Last Thursday we had a very special visitor from South Bend Indiana–Dr. Bob White, neonatologist and NICU design expert. Dr. White spoke to us about the micro and macro environments in the NICU, and what these two perspectives imply for design and operation. Dr. White stressed how NICUs are first and foremost an extremely artificial environment for babies. Incubators are deficient in every way from being held by the mother. The more skin-to-skin contact a newborn has with his/her mother, the more appropriate sensory stimuli the baby receives, which in turn can help lactation, aid in transmitting normal flora from the skin, and help regulate circadian rhythms in the newborn–a “virtuous cycle”. Dr. White also discussed the business case for single family rooms in NICUs.
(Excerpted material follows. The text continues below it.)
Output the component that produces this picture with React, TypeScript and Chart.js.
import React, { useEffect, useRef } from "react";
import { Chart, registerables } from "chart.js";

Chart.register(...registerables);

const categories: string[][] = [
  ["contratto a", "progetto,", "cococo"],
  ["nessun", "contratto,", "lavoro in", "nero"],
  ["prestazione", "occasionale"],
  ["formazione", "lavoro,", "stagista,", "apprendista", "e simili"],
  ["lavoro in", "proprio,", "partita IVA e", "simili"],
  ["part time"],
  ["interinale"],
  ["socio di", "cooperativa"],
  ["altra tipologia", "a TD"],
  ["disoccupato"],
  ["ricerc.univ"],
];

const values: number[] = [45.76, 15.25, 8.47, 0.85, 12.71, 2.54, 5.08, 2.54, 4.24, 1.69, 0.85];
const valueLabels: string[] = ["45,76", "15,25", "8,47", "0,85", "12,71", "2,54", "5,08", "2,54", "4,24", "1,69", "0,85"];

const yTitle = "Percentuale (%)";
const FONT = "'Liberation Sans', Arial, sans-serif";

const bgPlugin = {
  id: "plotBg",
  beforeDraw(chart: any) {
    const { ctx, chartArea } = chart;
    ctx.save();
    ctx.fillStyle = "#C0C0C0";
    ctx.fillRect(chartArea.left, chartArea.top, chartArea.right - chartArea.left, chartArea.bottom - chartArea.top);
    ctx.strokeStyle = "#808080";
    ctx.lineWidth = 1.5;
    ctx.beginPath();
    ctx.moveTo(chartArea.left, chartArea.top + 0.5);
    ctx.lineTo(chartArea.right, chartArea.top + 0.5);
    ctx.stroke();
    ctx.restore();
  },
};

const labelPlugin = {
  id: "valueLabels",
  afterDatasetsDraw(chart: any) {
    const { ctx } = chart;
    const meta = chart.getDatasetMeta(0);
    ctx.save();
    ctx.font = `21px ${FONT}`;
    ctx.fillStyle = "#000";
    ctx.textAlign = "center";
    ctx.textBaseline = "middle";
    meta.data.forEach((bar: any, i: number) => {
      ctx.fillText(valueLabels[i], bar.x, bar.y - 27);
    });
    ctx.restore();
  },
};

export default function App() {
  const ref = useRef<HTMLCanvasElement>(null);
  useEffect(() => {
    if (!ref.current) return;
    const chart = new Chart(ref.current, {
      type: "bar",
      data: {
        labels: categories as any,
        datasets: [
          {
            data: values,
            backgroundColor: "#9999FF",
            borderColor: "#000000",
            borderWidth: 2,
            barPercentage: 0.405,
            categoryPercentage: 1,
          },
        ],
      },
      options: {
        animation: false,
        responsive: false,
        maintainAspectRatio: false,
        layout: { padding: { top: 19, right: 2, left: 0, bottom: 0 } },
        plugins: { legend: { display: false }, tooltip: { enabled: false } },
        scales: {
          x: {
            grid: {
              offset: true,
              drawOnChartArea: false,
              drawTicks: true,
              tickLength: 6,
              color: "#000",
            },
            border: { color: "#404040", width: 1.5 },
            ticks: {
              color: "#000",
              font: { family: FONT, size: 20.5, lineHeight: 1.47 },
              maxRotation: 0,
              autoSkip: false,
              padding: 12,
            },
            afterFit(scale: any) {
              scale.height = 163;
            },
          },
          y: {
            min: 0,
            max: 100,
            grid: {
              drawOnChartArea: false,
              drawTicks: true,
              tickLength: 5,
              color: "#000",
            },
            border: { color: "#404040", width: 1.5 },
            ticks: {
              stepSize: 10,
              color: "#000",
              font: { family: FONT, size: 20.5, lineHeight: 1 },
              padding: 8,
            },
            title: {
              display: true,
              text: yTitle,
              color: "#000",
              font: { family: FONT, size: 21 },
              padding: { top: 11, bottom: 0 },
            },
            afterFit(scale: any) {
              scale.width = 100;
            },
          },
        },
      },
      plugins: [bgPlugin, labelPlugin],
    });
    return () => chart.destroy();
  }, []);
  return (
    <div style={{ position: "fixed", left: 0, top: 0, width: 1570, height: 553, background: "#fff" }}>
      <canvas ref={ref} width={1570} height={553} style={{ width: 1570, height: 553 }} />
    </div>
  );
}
We learned that it costs an average of 1M up front to design single family NICU rooms, while saving 1M annually. (The Business Case for Single Family Rooms Adapted from Shepley et al 2014) Research shows that the physical environment in which patients are cared for and in which caregivers work has a measurable and quantifiable impact on them (Joseph, 2006a, 2006b, 2006c; Joseph & Ulrich, 2007; Ulrich, Zimring, Joseph, Quan, & Choudhary, 2004; Ulrich et al., 2008). A point in Dr. White’s talk I found particularly interesting was that breast milk contains different levels of cortisol and melatonin at different times of the day which help to establish the circadian rhythms in a newborn. Now I am wondering if milk banks and NICUs label milk with not only the date, but the time of day it was expressed.
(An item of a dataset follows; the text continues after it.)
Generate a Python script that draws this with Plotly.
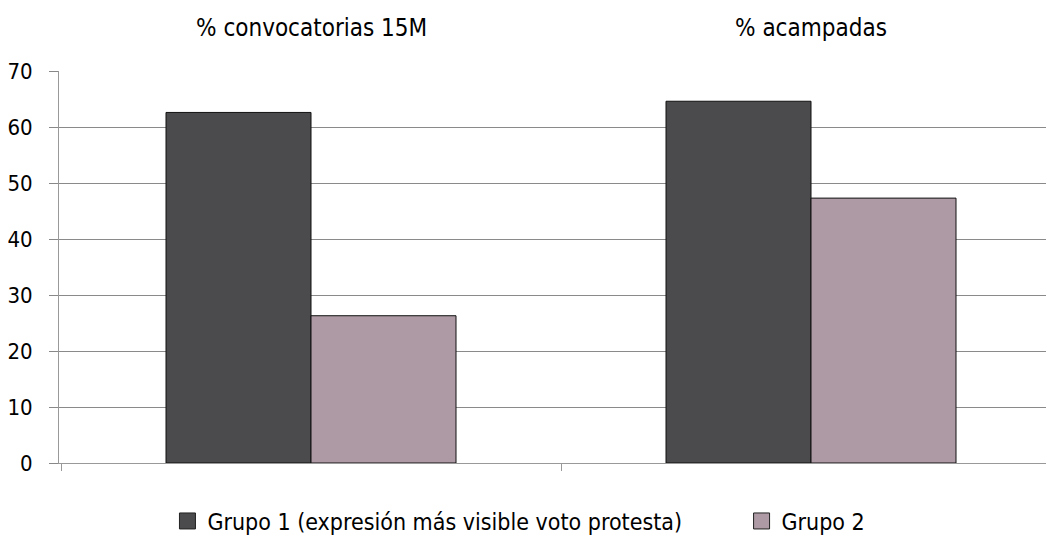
import plotly.graph_objects as go

categories = ["% convocatorias 15M", "% acampadas"]
series_names = ["Grupo 1 (expresión más visible voto protesta)", "Grupo 2"]
grupo1 = [62.6, 64.6]
grupo2 = [26.3, 47.3]
y_ticks = [0, 10, 20, 30, 40, 50, 60, 70]

FONT = "DejaVu Sans Condensed, Liberation Sans, sans-serif"
colors = ["#4b4b4d", "#ad9aa4"]
legend_ids = ["legend", "legend2"]

x = list(range(len(categories)))
fig = go.Figure()
for name, vals, col in zip(series_names, [grupo1, grupo2], colors):
    fig.add_trace(go.Bar(
        x=x, y=vals, name=name, showlegend=False,
        marker=dict(color=col, line=dict(color="#111111", width=1)),
    ))
# legend entries with larger square keys
for name, col, lg in zip(series_names, colors, legend_ids):
    fig.add_trace(go.Scatter(
        x=[None], y=[None], mode="markers", name=name, legend=lg,
        marker=dict(symbol="square", size=16, color=col, line=dict(color="#222222", width=1)),
    ))

for i, c in enumerate(categories):
    fig.add_annotation(x=i, y=1, xref="x", yref="paper", yanchor="middle", yshift=43,
                       text=c, showarrow=False, font=dict(family=FONT, size=24, color="#000"))

leg_common = dict(orientation="h", xanchor="left", y=-0.148, yanchor="middle",
                  font=dict(family=FONT, size=23), itemsizing="trace",
                  bgcolor="rgba(0,0,0,0)")

fig.update_layout(
    width=1046, height=530,
    margin=dict(l=51, r=0, t=63, b=75, autoexpand=False),
    paper_bgcolor="white", plot_bgcolor="white",
    barmode="group", bargap=0.42, bargroupgap=0,
    font=dict(family=FONT, size=23, color="#000"),
    showlegend=True,
    legend=dict(x=0.109, **leg_common),
    legend2=dict(x=0.686, **leg_common),
    xaxis=dict(range=[-0.504, 1.486], tickmode="array", tickvals=[-0.5, 0.5, 1.5],
               ticktext=["", "", ""], ticks="outside", ticklen=7, tickcolor="#999",
               showline=True, linecolor="#999", linewidth=1, showgrid=False, zeroline=False,
               automargin=False),
    yaxis=dict(range=[0, 70], tickmode="array", tickvals=y_ticks,
               ticks="outside", ticklen=9, tickcolor="#888",
               showline=True, linecolor="#999", linewidth=1,
               showgrid=True, gridcolor="#8a8a8a", gridwidth=1, zeroline=False,
               tickfont=dict(family=FONT, size=22), ticklabelstandoff=12, automargin=False),
)
fig.write_html("out.html")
Students asked some great questions after Dr. White’s talk. Here are some highlights:
Student: How do you build in change for NICUs?
Dr. White: We used to build units where everything had it’s place, and then someone came along with a better monitor or a quieter refrigerator but didn’t fit into the “built in” concept. Build units you can take apart and reconfigure without tearing everything else down.
Student: Are there ways to optimize open bay rooms?
Dr. White: Noise reduction could help. One thing we could definitely design for is easy interaction between clinicians, and spaces for parents to interact together away from the bedside.
Student: Who holds the levers for change in this environment?
Dr. White: The OBs that deliver will tell their patients to deliver at the “nicer hospital” down the street with SFRs (single family rooms). It has nothing to do with the science or direct bottom line. It has to do with the bottom line of the big picture. Technology has a new purpose. Instead of it being what we use to cure the babies, there is this whole other areas of tech that helps us get more human with our babies. You guys can help by removing the tech between us, and help us get parents and babies get closer together.